Combine these two teachings with other teachings throughout the Scripture, which for brevity's sake I'll not cite, and the message is clear:

  • Marriage is good and right and proper, and it is better to marry than to burn with lust and be tempted into sin by Satan because of a lack of self-control.
  • Singleness is good and right and proper, whether a person never marries or a person marries and is divorced, but then decides not to re-marry. Each person has his or her gift from God, so there is no hard and fast rule as to whether to marry or not to marry.
  • Neither marriage nor singleness is superior. As Constable has noted, ". . . neither Jesus nor the apostles viewed celibacy as an intrinsically holier state than marriage (1 Tim. 4:1-3; Heb. 13:4; cf. 1 Cor. 9:5). They viewed it as a special calling that God has given some of His servants so they can be more useful in His service."
  • A eunuch can be a eunuch in the flesh (i.e., he is castrated), but he can also be a eunuch in spirit, and for the sake of the kingdom decides to remain single. If he is so gifted, that is the sensible thing to do. Married life has many distractions and complications that the single life does not, whether you are a single man or or a single woman! A woman, too, needs to be guided by her "gift" in this regard, and there is nothing inherently bad about choosing to marry or inherently good about choosing not to marry.

The number of Christians who are truly asexual is probably very small indeed. The number of Christians who have a normal sex drive--neither weak nor strong-- but decide in effect to put their sexuality on hold for the sake of the kingdom is probably a little higher. This is not to say they will never be tempted. Moreover, in light of the Bible's silence on masturbation, I am of the opinion that occasional, private, individual masturbation is understandable for these gifted believers and does not mean they should necessarily reconsider their calling.

The number of Christians is likely very large, if it does not in fact constitute the vast majority of adult Christians worldwide, who have a normal sex drive (albeit of individually different strengths) and who neither desire nor have the gift to be single.
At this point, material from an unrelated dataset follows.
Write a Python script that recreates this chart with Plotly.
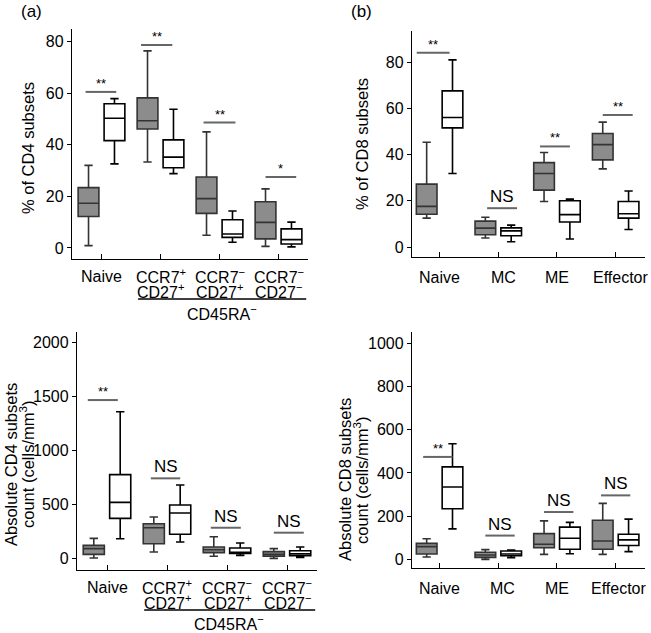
import plotly.graph_objects as go

# ---------------- data ----------------
cd4_cats = ["Naive", "CCR7+ CD27+", "CCR7− CD27+", "CCR7− CD27−"]
cd4_label_lines = [("Naive", ""),
                   ("CCR7<sup>+</sup>", "CD27<sup>+</sup>"),
                   ("CCR7<sup>−</sup>", "CD27<sup>+</sup>"),
                   ("CCR7<sup>−</sup>", "CD27<sup>−</sup>")]
cd8_cats = ["Naive", "MC", "ME", "Effector"]
cd8_label_lines = [("Naive", ""), ("MC", ""), ("ME", ""), ("Effector", "")]

# % of CD4 subsets (gray = group 1, white = group 2)
cd4p_gray_lo = [0.9, 33.3, 4.9, 0.6]
cd4p_gray_q1 = [12.2, 46.1, 13.4, 3.5]
cd4p_gray_med = [17.3, 49.3, 19.1, 9.9]
cd4p_gray_q3 = [23.4, 58.2, 27.5, 17.9]
cd4p_gray_hi = [32.0, 76.4, 45.0, 22.9]
cd4p_white_lo = [32.6, 28.8, 2.2, 0.4]
cd4p_white_q1 = [41.6, 31.1, 4.1, 1.5]
cd4p_white_med = [50.3, 35.2, 5.4, 3.2]
cd4p_white_q3 = [55.9, 41.9, 10.9, 7.4]
cd4p_white_hi = [57.9, 53.8, 14.3, 10.0]

# % of CD8 subsets
cd8p_gray_lo = [12.5, 3.9, 19.7, 33.8]
cd8p_gray_q1 = [14.2, 5.3, 24.6, 37.7]
cd8p_gray_med = [17.6, 8.2, 31.8, 44.3]
cd8p_gray_q3 = [27.2, 11.2, 36.5, 49.1]
cd8p_gray_hi = [45.3, 12.9, 40.9, 54.0]
cd8p_white_lo = [31.8, 2.3, 3.5, 7.6]
cd8p_white_q1 = [51.5, 4.9, 10.8, 12.5]
cd8p_white_med = [56.0, 7.0, 14.0, 14.4]
cd8p_white_q3 = [67.5, 8.3, 20.0, 19.7]
cd8p_white_hi = [80.9, 9.5, 20.7, 24.2]

# Absolute CD4 subsets count (cells/mm3)
cd4a_gray_lo = [3, 59, 19, 0]
cd4a_gray_q1 = [37, 136, 53, 19]
cd4a_gray_med = [90, 284, 80, 37]
cd4a_gray_q3 = [120, 321, 105, 62]
cd4a_gray_hi = [185, 383, 201, 90]
cd4a_white_lo = [182, 151, 28, 9]
cd4a_white_q1 = [371, 223, 46, 25]
cd4a_white_med = [519, 420, 53, 43]
cd4a_white_q3 = [776, 495, 96, 71]
cd4a_white_hi = [1360, 680, 142, 105]

# Absolute CD8 subsets count (cells/mm3)
cd8a_gray_lo = [11, 0, 23, 23]
cd8a_gray_q1 = [25, 9, 54, 47]
cd8a_gray_med = [59, 20, 70, 85]
cd8a_gray_q3 = [74, 33, 119, 181]
cd8a_gray_hi = [95, 45, 178, 259]
cd8a_white_lo = [141, 8, 26, 36]
cd8a_white_q1 = [234, 17, 47, 64]
cd8a_white_med = [335, 25, 98, 90]
cd8a_white_q3 = [428, 39, 149, 116]
cd8a_white_hi = [535, 43, 171, 186]

# significance labels and bar heights
cd4p_sig = ["**", "**", "**", "*"]
cd4p_sig_y = [60.5, 78.7, 48.6, 27.5]
cd8p_sig = ["**", "NS", "**", "**"]
cd8p_sig_y = [84.0, 16.8, 43.5, 57.1]
cd4a_sig = ["**", "NS", "NS", "NS"]
cd4a_sig_y = [1468, 742, 284, 238]
cd8a_sig = ["**", "NS", "NS", "NS"]
cd8a_sig_y = [474, 110, 219, 296]

# ---------------- figure ----------------
FONT = "Liberation Sans, Arial, sans-serif"
GRAY_FILL = "#8c8c8c"
GRAY_LINE = "#333333"
SIG_COLOR = "#666666"

W, H, OFF = 651, 633, 0


def fx(px):
    return (px - OFF) / W


def fy(py):
    return 1 - (py - OFF) / H


fig = go.Figure()

panels = [
    ("x", "y", cd4_cats, cd4_label_lines, (276, 291), [0, 0, 0, 0],
     (cd4p_gray_lo, cd4p_gray_q1, cd4p_gray_med, cd4p_gray_q3, cd4p_gray_hi),
     (cd4p_white_lo, cd4p_white_q1, cd4p_white_med, cd4p_white_q3, cd4p_white_hi),
     cd4p_sig, cd4p_sig_y, [(-0.27, 0.25), (-0.33, 0.2), (-0.27, 0.27), (-0.22, 0.3)]),
    ("x2", "y2", cd8_cats, cd8_label_lines, (277, 293), [0, 5, 0, 5],
     (cd8p_gray_lo, cd8p_gray_q1, cd8p_gray_med, cd8p_gray_q3, cd8p_gray_hi),
     (cd8p_white_lo, cd8p_white_q1, cd8p_white_med, cd8p_white_q3, cd8p_white_hi),
     cd8p_sig, cd8p_sig_y, [(-0.39, 0.17), (-0.19, 0.32), (-0.29, 0.22), (-0.22, 0.29)]),
    ("x3", "y3", cd4_cats, cd4_label_lines, (587, 602), [0, 0, 0, 0],
     (cd4a_gray_lo, cd4a_gray_q1, cd4a_gray_med, cd4a_gray_q3, cd4a_gray_hi),
     (cd4a_white_lo, cd4a_white_q1, cd4a_white_med, cd4a_white_q3, cd4a_white_hi),
     cd4a_sig, cd4a_sig_y, [(-0.32, 0.18), (-0.27, 0.22), (-0.27, 0.23), (-0.22, 0.28)]),
    ("x4", "y4", cd8_cats, cd8_label_lines, (588, 603), [0, 4, 0, 3],
     (cd8a_gray_lo, cd8a_gray_q1, cd8a_gray_med, cd8a_gray_q3, cd8a_gray_hi),
     (cd8a_white_lo, cd8a_white_q1, cd8a_white_med, cd8a_white_q3, cd8a_white_hi),
     cd8a_sig, cd8a_sig_y, [(-0.28, 0.22), (-0.22, 0.28), (-0.22, 0.28), (-0.25, 0.25)]),
]

shapes = []
annotations = []

for xa, ya, cats, lines, (ly1, ly2), lshift, g, w, sig, sig_y, spans in panels:
    for name, stats, fill, lc in (("g", g, GRAY_FILL, GRAY_LINE), ("w", w, "white", "black")):
        lo, q1, med, q3, hi = stats
        fig.add_trace(go.Box(
            x=cats, q1=q1, median=med, q3=q3, lowerfence=lo, upperfence=hi,
            xaxis=xa, yaxis=ya, offsetgroup=name, name=name,
            fillcolor=fill, line=dict(color=lc, width=1.6),
            whiskerwidth=0.4, boxpoints=False, showlegend=False,
            hoverinfo="skip",
        ))
    # category labels (two lines with tight spacing)
    for i, (l1, l2) in enumerate(lines):
        for txt, py in ((l1, ly1), (l2, ly2)):
            if txt:
                annotations.append(dict(xref=xa, yref="paper", x=i, y=fy(py),
                                        text=txt, showarrow=False, yanchor="middle",
                                        xanchor="center", xshift=lshift[i],
                                        font=dict(size=16, family=FONT, color="black")))
    for i, (label, yv) in enumerate(zip(sig, sig_y)):
        x0, x1 = spans[i]
        shapes.append(dict(type="line", xref=xa, yref=ya, x0=i + x0, x1=i + x1,
                           y0=yv, y1=yv, line=dict(color=SIG_COLOR, width=2)))
        size = 17 if label == "NS" else 13
        annotations.append(dict(xref=xa, yref=ya, x=i + (x0 + x1) / 2, y=yv,
                                text=label, showarrow=False, yanchor="bottom",
                                yshift=-1 if label != "NS" else 0,
                                font=dict(size=size, color="black", family=FONT)))

# CD45RA- group lines
for y_line, y_text, xa in ((299, 313, "x"), (610, 623, "x3")):
    shapes.append(dict(type="line", xref=xa, yref="paper", x0=0.62, x1=3.47,
                       y0=fy(y_line), y1=fy(y_line), line=dict(color="black", width=1.3)))
    annotations.append(dict(xref=xa, yref="paper", x=2.04, y=fy(y_text),
                            text="CD45RA<sup>−</sup>", showarrow=False,
                            yanchor="middle", font=dict(size=16, family=FONT, color="black")))

for txt, px in (("(a)", 22), ("(b)", 352)):
    annotations.append(dict(xref="paper", yref="paper", x=fx(px), y=fy(12),
                            text=txt, showarrow=False, xanchor="left", yanchor="middle",
                            xshift=-3,
                            font=dict(size=17, family=FONT, color="black")))

# y-axis titles as rotated annotations (one annotation per line)
ytitles = [
    ("% of CD4 subsets", 28, 148),
    ("% of CD8 subsets", 362, 144),
    ("Absolute CD4 subsets", 11, 465),
    ("count (cells/mm<sup>3</sup>)", 27, 465),
    ("Absolute CD8 subsets", 345, 480),
    ("count (cells/mm<sup>3</sup>)", 361, 481),
]
for txt, px, py in ytitles:
    annotations.append(dict(xref="paper", yref="paper", x=fx(px), y=fy(py),
                            text=txt, showarrow=False, textangle=-90,
                            xanchor="center", yanchor="middle",
                            font=dict(size=16.5, family=FONT, color="black")))

axis_common = dict(showline=True, linecolor="black", linewidth=1.3,
                   tickcolor="black", tickwidth=1.3, showgrid=False,
                   zeroline=False, mirror=False, automargin=False)


def xax(x0, x1, anchor, rng):
    d = dict(axis_common)
    d.update(domain=[fx(x0), fx(x1)], anchor=anchor, type="category", range=rng,
             ticks="inside", ticklen=5, showticklabels=False)
    return d


def yax(y0, y1, anchor, rng, dtick):
    d = dict(axis_common)
    d.update(domain=[fy(y1), fy(y0)], anchor=anchor, range=rng, dtick=dtick,
             ticks="outside", ticklen=4,
             tickfont=dict(size=16, family=FONT, color="black"))
    return d


fig.update_layout(
    width=W, height=H,
    margin=dict(l=0, r=0, t=0, b=0),
    paper_bgcolor="white", plot_bgcolor="white",
    font=dict(family=FONT, color="black"),
    boxmode="group", boxgap=0.12, boxgroupgap=0.2,
    xaxis=xax(72, 308, "y", [-0.5, 3.5]),
    yaxis=yax(29, 259, "x", [-4.3, 84.9], 20),
    xaxis2=xax(412, 645, "y2", [-0.47, 3.5]),
    yaxis2=yax(31, 257, "x2", [-4.3, 93.4], 20),
    xaxis3=xax(77, 317, "y3", [-0.5, 3.5]),
    yaxis3=yax(332, 570, "x3", [-108, 2099], 500),
    xaxis4=xax(412, 645, "y4", [-0.47, 3.5]),
    yaxis4=yax(332, 568, "x4", [-40, 1052], 200),
    shapes=shapes,
    annotations=annotations,
)

fig.write_html("out.html", config={"displayModeBar": False},
               post_script="document.body.style.margin='0';")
In conclusion, God has a wonderful plan for all His children's lives, whether that plan involves marriage, singleness, or even the pain associated with divorce, remarriage, or widowhood. The key is for us to function within the parameters of our giftedness, to do so in the strength and joy of the Lord, and to be content in all circumstances (Philippians 4:11-13), because as Paul said,

"I can do all things through Him who strengthens me" (v.13).